Check each line below for the word "image", and copy those that have it.

- Given records -
□ □ □ □ □ □ □

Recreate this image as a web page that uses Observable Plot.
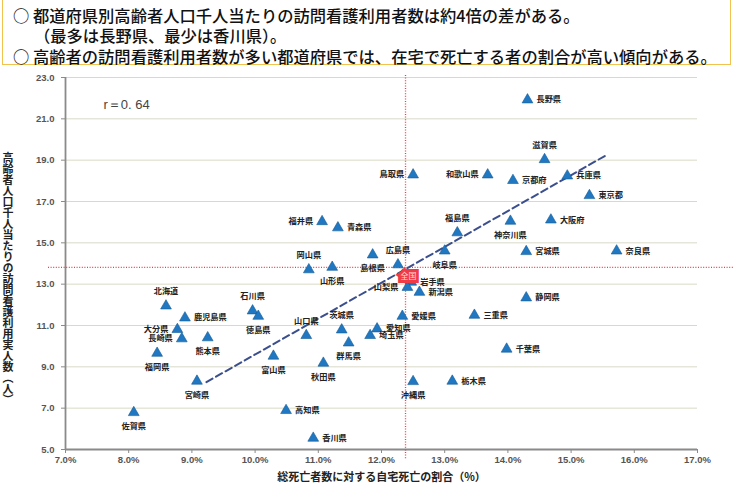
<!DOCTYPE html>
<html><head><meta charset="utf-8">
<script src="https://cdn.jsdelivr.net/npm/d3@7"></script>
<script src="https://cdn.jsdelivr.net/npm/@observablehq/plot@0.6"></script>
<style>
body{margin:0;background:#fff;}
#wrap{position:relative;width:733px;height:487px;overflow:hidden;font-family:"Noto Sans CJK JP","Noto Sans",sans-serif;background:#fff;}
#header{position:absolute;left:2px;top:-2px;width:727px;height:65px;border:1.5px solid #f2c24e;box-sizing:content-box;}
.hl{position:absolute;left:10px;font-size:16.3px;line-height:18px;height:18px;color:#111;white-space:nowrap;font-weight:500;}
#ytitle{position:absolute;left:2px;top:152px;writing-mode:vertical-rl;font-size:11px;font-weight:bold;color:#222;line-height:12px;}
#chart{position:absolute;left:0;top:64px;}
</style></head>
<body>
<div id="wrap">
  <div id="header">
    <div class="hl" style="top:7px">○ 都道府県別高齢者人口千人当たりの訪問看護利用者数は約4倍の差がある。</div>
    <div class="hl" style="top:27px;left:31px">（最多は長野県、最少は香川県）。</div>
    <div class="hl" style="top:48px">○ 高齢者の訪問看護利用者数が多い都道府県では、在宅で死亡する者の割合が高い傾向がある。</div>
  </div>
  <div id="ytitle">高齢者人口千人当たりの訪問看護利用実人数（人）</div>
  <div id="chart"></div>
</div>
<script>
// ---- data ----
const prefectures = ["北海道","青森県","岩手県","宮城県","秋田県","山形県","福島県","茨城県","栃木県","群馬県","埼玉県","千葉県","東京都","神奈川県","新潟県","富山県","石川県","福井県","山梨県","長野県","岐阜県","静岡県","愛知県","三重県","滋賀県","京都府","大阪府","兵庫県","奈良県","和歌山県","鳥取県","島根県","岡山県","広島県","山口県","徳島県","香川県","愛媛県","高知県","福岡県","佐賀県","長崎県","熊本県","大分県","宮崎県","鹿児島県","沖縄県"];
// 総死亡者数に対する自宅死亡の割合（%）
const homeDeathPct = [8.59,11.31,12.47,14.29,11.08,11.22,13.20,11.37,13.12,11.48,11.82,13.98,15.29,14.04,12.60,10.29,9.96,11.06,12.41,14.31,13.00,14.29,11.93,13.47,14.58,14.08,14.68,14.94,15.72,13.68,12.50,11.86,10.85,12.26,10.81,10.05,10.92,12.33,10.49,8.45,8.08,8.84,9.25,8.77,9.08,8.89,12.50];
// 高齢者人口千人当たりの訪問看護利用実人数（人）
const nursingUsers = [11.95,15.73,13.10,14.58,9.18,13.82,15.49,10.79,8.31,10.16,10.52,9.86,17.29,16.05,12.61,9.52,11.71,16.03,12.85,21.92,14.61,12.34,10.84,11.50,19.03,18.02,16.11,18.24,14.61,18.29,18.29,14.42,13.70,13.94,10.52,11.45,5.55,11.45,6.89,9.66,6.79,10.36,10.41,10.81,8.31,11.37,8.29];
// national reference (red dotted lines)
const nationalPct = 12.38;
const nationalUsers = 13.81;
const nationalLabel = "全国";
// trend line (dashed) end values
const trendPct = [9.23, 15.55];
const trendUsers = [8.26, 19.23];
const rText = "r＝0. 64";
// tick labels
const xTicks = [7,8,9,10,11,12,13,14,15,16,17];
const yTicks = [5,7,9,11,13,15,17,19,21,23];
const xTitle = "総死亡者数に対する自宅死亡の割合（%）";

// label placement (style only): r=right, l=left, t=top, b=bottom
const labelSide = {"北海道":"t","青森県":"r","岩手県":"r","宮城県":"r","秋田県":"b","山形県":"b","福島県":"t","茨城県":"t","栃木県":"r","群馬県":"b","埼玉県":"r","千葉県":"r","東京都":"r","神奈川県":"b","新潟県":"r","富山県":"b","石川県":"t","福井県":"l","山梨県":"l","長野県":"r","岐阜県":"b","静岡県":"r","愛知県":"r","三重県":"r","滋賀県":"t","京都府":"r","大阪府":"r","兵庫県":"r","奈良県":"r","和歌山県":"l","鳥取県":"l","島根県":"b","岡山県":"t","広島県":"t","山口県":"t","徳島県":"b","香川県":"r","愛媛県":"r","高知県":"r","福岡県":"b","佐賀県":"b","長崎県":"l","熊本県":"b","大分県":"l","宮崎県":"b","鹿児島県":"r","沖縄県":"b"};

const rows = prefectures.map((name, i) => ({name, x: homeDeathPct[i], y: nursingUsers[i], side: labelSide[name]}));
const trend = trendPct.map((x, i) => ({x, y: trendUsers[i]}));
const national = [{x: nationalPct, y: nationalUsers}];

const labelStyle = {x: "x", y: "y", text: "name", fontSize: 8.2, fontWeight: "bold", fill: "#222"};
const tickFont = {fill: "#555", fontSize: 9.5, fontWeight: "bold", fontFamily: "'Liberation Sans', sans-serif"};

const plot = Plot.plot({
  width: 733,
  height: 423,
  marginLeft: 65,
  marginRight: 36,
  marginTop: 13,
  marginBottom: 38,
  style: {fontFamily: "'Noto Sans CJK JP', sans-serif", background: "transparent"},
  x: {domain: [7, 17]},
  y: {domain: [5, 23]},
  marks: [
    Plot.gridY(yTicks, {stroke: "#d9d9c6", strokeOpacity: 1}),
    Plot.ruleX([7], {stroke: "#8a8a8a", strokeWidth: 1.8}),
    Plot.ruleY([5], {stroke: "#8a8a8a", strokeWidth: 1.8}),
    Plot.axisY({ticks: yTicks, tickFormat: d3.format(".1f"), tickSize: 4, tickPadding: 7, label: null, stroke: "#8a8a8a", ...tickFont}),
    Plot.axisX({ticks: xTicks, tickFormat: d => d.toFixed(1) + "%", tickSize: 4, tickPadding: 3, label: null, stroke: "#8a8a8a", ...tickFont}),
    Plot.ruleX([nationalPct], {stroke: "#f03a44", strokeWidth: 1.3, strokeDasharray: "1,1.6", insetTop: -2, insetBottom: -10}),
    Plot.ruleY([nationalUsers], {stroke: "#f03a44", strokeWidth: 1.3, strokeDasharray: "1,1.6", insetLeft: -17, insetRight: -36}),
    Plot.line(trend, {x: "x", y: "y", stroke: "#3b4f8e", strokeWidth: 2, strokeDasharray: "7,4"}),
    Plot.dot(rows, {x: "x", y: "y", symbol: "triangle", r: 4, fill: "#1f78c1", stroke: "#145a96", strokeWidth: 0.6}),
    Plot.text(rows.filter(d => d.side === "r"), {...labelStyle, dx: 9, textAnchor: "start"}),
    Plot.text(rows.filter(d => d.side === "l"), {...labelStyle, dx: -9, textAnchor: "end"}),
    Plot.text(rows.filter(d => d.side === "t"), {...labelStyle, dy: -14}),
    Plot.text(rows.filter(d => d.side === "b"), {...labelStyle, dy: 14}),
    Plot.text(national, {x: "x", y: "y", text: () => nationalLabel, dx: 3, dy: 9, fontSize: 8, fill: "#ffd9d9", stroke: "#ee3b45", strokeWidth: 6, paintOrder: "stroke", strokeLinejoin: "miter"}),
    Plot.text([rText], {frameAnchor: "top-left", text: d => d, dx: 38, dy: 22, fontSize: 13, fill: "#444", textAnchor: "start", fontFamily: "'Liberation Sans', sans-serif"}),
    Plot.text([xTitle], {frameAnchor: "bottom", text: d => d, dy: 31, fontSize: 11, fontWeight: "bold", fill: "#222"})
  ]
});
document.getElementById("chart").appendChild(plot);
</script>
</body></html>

□ □ □ □ □ □ □

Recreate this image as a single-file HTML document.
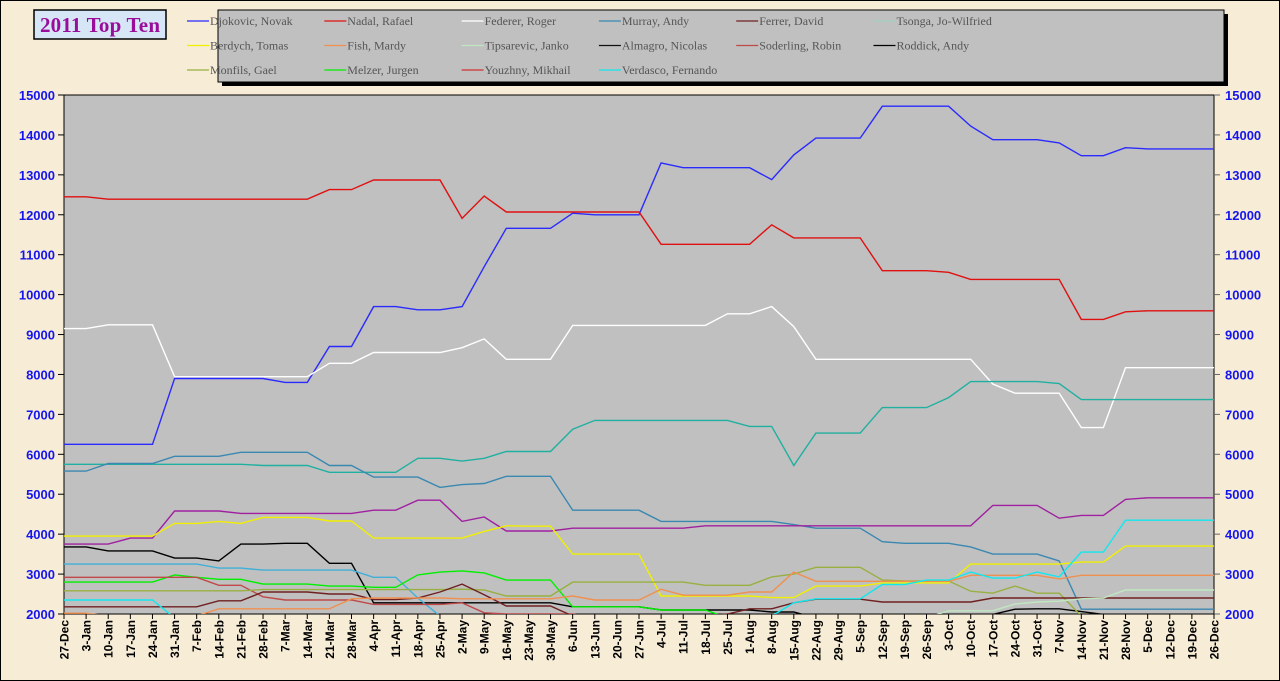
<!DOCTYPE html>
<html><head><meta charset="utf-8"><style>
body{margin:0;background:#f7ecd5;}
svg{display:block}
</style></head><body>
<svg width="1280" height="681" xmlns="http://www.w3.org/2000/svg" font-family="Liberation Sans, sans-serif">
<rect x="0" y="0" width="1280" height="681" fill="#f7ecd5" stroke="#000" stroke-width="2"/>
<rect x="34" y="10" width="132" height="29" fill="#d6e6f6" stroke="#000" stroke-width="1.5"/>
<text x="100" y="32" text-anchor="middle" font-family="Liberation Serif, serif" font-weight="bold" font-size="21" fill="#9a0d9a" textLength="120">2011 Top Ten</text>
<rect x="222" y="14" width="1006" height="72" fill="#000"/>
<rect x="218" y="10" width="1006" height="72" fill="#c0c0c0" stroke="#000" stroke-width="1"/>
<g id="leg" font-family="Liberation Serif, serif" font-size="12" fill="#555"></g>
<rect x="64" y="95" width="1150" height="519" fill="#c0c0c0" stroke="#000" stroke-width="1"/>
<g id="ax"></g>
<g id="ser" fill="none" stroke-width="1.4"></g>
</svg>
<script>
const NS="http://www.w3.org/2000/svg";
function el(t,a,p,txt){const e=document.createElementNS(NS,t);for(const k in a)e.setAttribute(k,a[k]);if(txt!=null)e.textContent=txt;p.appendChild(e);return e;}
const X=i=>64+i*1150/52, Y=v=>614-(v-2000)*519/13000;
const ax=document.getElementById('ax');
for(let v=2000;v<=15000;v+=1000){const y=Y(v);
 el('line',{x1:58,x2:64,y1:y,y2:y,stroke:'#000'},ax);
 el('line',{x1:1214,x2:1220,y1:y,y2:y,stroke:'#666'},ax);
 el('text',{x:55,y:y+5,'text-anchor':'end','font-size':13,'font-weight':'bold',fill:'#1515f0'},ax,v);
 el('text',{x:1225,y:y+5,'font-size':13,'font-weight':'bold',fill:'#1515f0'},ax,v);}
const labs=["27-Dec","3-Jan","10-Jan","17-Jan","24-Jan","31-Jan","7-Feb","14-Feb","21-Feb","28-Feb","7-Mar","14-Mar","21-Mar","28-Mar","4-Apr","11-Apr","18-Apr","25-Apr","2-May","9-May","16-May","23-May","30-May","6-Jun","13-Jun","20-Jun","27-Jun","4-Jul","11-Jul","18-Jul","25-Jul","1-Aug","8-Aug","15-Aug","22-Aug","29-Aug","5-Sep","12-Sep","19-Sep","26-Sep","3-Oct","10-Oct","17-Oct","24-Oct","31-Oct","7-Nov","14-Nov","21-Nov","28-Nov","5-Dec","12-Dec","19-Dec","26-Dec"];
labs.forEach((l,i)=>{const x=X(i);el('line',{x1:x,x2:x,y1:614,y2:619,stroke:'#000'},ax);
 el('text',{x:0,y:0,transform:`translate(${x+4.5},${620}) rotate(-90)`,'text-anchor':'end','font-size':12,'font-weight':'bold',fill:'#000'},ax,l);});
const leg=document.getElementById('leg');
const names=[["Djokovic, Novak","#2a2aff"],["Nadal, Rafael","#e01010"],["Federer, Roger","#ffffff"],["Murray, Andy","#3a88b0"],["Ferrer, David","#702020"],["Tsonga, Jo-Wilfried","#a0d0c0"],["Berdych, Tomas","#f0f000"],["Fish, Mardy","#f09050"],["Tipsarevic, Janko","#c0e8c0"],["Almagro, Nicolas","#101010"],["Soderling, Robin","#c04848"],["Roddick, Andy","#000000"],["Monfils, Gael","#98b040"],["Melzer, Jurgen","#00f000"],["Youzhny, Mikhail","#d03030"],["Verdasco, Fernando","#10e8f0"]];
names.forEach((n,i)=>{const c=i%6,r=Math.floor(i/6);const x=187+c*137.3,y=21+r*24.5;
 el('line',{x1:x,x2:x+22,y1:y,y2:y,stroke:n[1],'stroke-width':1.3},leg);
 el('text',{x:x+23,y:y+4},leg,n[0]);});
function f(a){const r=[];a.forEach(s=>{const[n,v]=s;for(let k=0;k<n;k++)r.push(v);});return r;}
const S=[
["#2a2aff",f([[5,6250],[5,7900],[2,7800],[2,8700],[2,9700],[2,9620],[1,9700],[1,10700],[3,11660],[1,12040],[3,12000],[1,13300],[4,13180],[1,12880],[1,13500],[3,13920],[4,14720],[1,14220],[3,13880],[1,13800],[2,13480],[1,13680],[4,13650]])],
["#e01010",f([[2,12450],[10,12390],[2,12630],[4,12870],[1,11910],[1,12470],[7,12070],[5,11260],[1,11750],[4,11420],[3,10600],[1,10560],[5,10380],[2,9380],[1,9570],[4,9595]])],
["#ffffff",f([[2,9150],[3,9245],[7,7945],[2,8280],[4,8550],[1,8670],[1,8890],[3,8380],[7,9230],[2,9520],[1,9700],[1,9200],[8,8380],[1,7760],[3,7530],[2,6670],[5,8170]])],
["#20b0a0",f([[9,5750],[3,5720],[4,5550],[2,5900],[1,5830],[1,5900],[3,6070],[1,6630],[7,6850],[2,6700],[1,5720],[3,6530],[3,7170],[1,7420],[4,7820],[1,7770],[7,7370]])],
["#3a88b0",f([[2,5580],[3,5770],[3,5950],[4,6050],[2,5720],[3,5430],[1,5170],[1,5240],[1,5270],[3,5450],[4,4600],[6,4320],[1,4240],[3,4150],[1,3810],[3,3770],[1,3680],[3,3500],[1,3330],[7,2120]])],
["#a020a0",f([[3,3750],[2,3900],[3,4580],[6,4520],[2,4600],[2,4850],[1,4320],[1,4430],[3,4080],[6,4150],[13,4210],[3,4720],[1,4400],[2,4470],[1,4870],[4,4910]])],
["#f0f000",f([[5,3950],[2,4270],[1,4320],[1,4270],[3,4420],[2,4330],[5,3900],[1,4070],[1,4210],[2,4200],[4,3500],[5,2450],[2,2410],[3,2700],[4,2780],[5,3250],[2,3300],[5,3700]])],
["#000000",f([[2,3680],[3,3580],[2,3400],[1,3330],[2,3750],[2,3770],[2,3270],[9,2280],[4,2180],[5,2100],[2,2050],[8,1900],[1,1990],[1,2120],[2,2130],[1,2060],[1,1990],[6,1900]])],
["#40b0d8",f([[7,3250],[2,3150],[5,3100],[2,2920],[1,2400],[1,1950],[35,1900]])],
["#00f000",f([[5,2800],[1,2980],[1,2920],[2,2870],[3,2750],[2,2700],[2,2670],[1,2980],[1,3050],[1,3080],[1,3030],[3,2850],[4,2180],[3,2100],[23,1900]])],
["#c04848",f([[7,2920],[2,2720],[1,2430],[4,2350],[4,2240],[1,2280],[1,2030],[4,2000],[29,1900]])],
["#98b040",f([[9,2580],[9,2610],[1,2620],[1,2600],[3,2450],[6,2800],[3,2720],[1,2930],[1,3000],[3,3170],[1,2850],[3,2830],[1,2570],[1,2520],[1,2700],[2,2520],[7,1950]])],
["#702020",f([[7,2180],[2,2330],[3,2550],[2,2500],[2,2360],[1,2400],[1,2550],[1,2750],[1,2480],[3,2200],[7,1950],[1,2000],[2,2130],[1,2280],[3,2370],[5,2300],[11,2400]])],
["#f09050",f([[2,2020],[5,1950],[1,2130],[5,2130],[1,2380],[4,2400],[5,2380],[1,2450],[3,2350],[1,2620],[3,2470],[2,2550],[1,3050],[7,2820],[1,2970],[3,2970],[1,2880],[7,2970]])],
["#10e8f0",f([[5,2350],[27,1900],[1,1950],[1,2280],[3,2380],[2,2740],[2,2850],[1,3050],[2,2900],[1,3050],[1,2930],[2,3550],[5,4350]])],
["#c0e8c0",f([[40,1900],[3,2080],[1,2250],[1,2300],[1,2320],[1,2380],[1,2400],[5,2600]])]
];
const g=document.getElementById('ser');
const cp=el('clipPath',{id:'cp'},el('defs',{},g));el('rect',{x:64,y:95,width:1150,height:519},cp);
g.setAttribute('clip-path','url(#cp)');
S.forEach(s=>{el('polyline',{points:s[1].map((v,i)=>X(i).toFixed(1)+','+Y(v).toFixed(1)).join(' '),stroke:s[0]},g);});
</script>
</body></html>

□ □ □ □ □ □ □

- Result of this task -
Recreate this image as a web page that uses Observable Plot.
Recreate this image as a single-file HTML document.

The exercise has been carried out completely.